Earlier this month Sen. Graham spoke at the Hibernian Society in Charleston-an Irish/Catholic organization-where the controversial comments were recorded. While speaking at the private gathering he explained, “I’m trying to help you with your tax status. I’m sorry that the government is so [explicit] up. If I get to be president, white men in male-only clubs are going to do great in my presidency.”

After loud cheering and much laughing can be heard, Graham continued, “You know there was a time that this country belonged to the men of white skin, but now with all these ethnic types and the blacks being able to breed to their hearts content, this great nation just isn’t the same. I mean how’s a a man of pale complexion supposed to feel good about himself when he hears the Negro rapping and rhyming about his foot long genitalia? And these Negress singing about how they want a man who hangs long.”

After, perhaps, slightly less applause, Graham concluded, “When I was in college three and a half inches was enough to get the job done. Every man and woman knew that, but now, now these black mambo’s aren’t confined to gardener shacks and janitor’s work. Now they’re actually sitting in our class rooms, working like normal men and women. And there enticing our women with things that-as studies have shown-don’t make a difference after three inches anyway! That’s why if I’m elected president I promise each and every one of your pale faces that no penis, during my term, will be allowed to succeed three and a half inches erect! Anything more will be chopped off and sent to China! As I hear foreskin in general is a delicacy over there.”

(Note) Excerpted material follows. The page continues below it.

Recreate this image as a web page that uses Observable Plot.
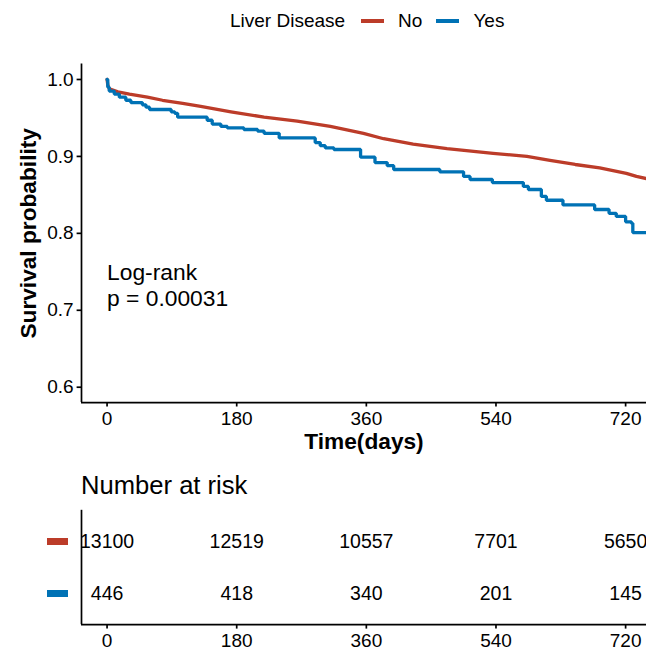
<!DOCTYPE html>
<html><head><meta charset="utf-8">
<script src="https://cdn.jsdelivr.net/npm/d3@7"></script>
<script src="https://cdn.jsdelivr.net/npm/@observablehq/plot@0.6"></script>
<style>
body{margin:0;background:#fff;font-family:"Liberation Sans",Arial,sans-serif;color:#000;}
#wrap{position:relative;width:646px;height:652px;overflow:hidden;background:#fff;}
#legend{position:absolute;left:230px;top:8px;height:26px;display:flex;align-items:center;font-size:19px;white-space:nowrap;}
#legend .sw{display:inline-block;width:23px;height:3.6px;margin:0 14px 0 0;}
#legend .lab{margin-right:14px;}
#legend .ttl{margin-right:16px;}
.rsw{position:absolute;left:47px;width:21px;height:7px;}
#risktitle{position:absolute;left:81px;top:470px;font-size:25.6px;line-height:30px;white-space:nowrap;}
</style></head><body><div id="wrap"></div>
<script>
// ---- data ----
const groups = ["No", "Yes"];
const colors = ["#BC3C29", "#0072B5"];
const legendTitle = "Liver Disease";
const xTicks = [0, 180, 360, 540, 720];
const yTicks = [0.6, 0.7, 0.8, 0.9, 1.0];
const xLabel = "Time(days)";
const yLabel = "Survival probability";
const riskTitle = "Number at risk";
const pvalText = "Log-rank\np = 0.00031";

// Kaplan-Meier, Liver Disease = No (dense step curve, read as points)
const noTime = [0, 1, 3, 15, 31, 56, 77, 105, 130, 172, 218, 264, 310, 356, 384, 425, 472, 536, 583, 615, 650, 684, 721, 735, 750];
const noSurv = [1.0, 0.993, 0.988, 0.984, 0.981, 0.977, 0.973, 0.969, 0.965, 0.958, 0.951, 0.946, 0.939, 0.930, 0.923, 0.916, 0.910, 0.904, 0.900, 0.895, 0.8895, 0.885, 0.878, 0.874, 0.871];

// Kaplan-Meier, Liver Disease = Yes (step curve)
const yesTime = [0, 1, 3, 10, 17, 26, 33, 49, 54, 59, 89, 94, 98, 139, 146, 158, 167, 190, 209, 218, 239, 289, 296, 303, 315, 352, 372, 389, 398, 462, 495, 504, 535, 578, 585, 603, 610, 633, 677, 697, 707, 720, 728, 730, 760];
const yesSurv = [1.0, 0.990, 0.985, 0.981, 0.977, 0.973, 0.970, 0.967, 0.964, 0.961, 0.958, 0.956, 0.951, 0.947, 0.942, 0.939, 0.937, 0.935, 0.933, 0.930, 0.924, 0.918, 0.914, 0.911, 0.909, 0.899, 0.892, 0.888, 0.883, 0.880, 0.874, 0.870, 0.866, 0.861, 0.857, 0.848, 0.843, 0.837, 0.831, 0.826, 0.822, 0.815, 0.813, 0.801, 0.801];

// number at risk
const riskNo = [13100, 12519, 10557, 7701, 5650];
const riskYes = [446, 418, 340, 201, 145];

// ---- build ----
const wrap = document.getElementById("wrap");
const FONT = "Liberation Sans, Arial, sans-serif";
const xDomain = [-35.5, 749];
const yDomain = [0.58, 1.02];
const AX = 1.7;

const noData = noTime.map((t, i) => ({t, s: noSurv[i], g: groups[0]}));
const yesData = yesTime.map((t, i) => ({t, s: yesSurv[i], g: groups[1]}));

const main = Plot.plot({
  width: 646, height: 460,
  marginLeft: 81, marginRight: 0, marginTop: 63.6, marginBottom: 57.9,
  style: {fontFamily: FONT, fontSize: "19px", color: "#000", background: "transparent", overflow: "visible"},
  x: {domain: xDomain},
  y: {domain: yDomain},
  color: {domain: groups, range: colors},
  marks: [
    Plot.line(noData, {x: "t", y: "s", stroke: "g", strokeWidth: 3.3, clip: true}),
    Plot.line(yesData, {x: "t", y: "s", stroke: "g", strokeWidth: 3.3, curve: "step-after", clip: true, strokeLinejoin: "miter"}),
    Plot.axisX({ticks: xTicks, tickSize: 4.4, tickPadding: 4, strokeWidth: AX, label: null}),
    Plot.axisY({ticks: yTicks, tickSize: 4.4, tickPadding: 3.5, strokeWidth: AX, tickFormat: d3.format(".1f"), label: null}),
    Plot.ruleX([xDomain[0]], {strokeWidth: AX}),
    Plot.ruleY([yDomain[0]], {strokeWidth: AX}),
    Plot.text([xLabel], {text: d => d, frameAnchor: "bottom", dy: 39, lineAnchor: "middle", textAnchor: "middle", fontWeight: "bold", fontSize: 22.7}),
    Plot.text([yLabel], {text: d => d, frameAnchor: "left", dx: -53, rotate: -90, textAnchor: "middle", lineAnchor: "middle", fontWeight: "bold", fontSize: 22.7}),
    Plot.text([pvalText], {text: d => d, x: () => xTicks[0], y: () => 0.7334, textAnchor: "start", lineAnchor: "middle", lineHeight: 1.15, fontSize: 22.8})
  ]
});
main.style.position = "absolute"; main.style.left = "0px"; main.style.top = "0px";
wrap.appendChild(main);

// top legend
const leg = document.createElement("div");
leg.id = "legend";
let html = `<span class="ttl">${legendTitle}</span>`;
groups.forEach((g, i) => {
  html += `<span class="sw" style="background:${colors[i]}"></span><span class="lab">${g}</span>`;
});
leg.innerHTML = html;
wrap.appendChild(leg);

// risk title
const rt = document.createElement("div");
rt.id = "risktitle"; rt.textContent = riskTitle;
wrap.appendChild(rt);

// risk table
const riskRows = [riskNo, riskYes];
const riskData = [];
riskRows.forEach((row, gi) => row.forEach((n, i) => riskData.push({t: xTicks[i], g: groups[gi], row: groups.length - gi, n})));
const RT = 460, RH = 192, RMT = 49.8, RMB = 27.8;
const risk = Plot.plot({
  width: 646, height: RH,
  marginLeft: 81, marginRight: 0, marginTop: RMT, marginBottom: RMB,
  style: {fontFamily: FONT, fontSize: "19px", color: "#000", background: "transparent", overflow: "visible"},
  x: {domain: xDomain},
  y: {domain: [0.4, groups.length + 0.6], axis: null},
  marks: [
    Plot.text(riskData, {x: "t", y: "row", text: d => String(d.n), fontSize: 19.5, fill: "#000"}),
    Plot.axisX({ticks: xTicks, tickSize: 4.4, tickPadding: 4, strokeWidth: AX, label: null}),
    Plot.ruleX([xDomain[0]], {strokeWidth: AX}),
    Plot.ruleY([0.4], {strokeWidth: AX})
  ]
});
risk.style.position = "absolute"; risk.style.left = "0px"; risk.style.top = RT + "px";
wrap.appendChild(risk);

// risk row swatches
const panelH = RH - RMT - RMB;
groups.forEach((g, gi) => {
  const row = groups.length - gi;
  const yc = RT + RMT + panelH * (1 - (row - 0.4) / (groups.length + 0.2));
  const d = document.createElement("div");
  d.className = "rsw";
  d.style.background = colors[gi];
  d.style.top = (yc - 3.5) + "px";
  wrap.appendChild(d);
});
</script></body></html>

When Newslo contacted Sen. Graham’s office a spokesperson for his relection campaign stated that, “The Hibernian society is a place that likes to invite politicians to come and give self-deprecating speeches. They’re all very bawdy.” explained the spokesperson, “They like when you come there and make fun of yourself, when you make fun of them, and then you get to say something serious. It should be clear to anyone who’s followed Sen. Graham over the years that he was simply having a little fun at his own expense and at the expense of those present.”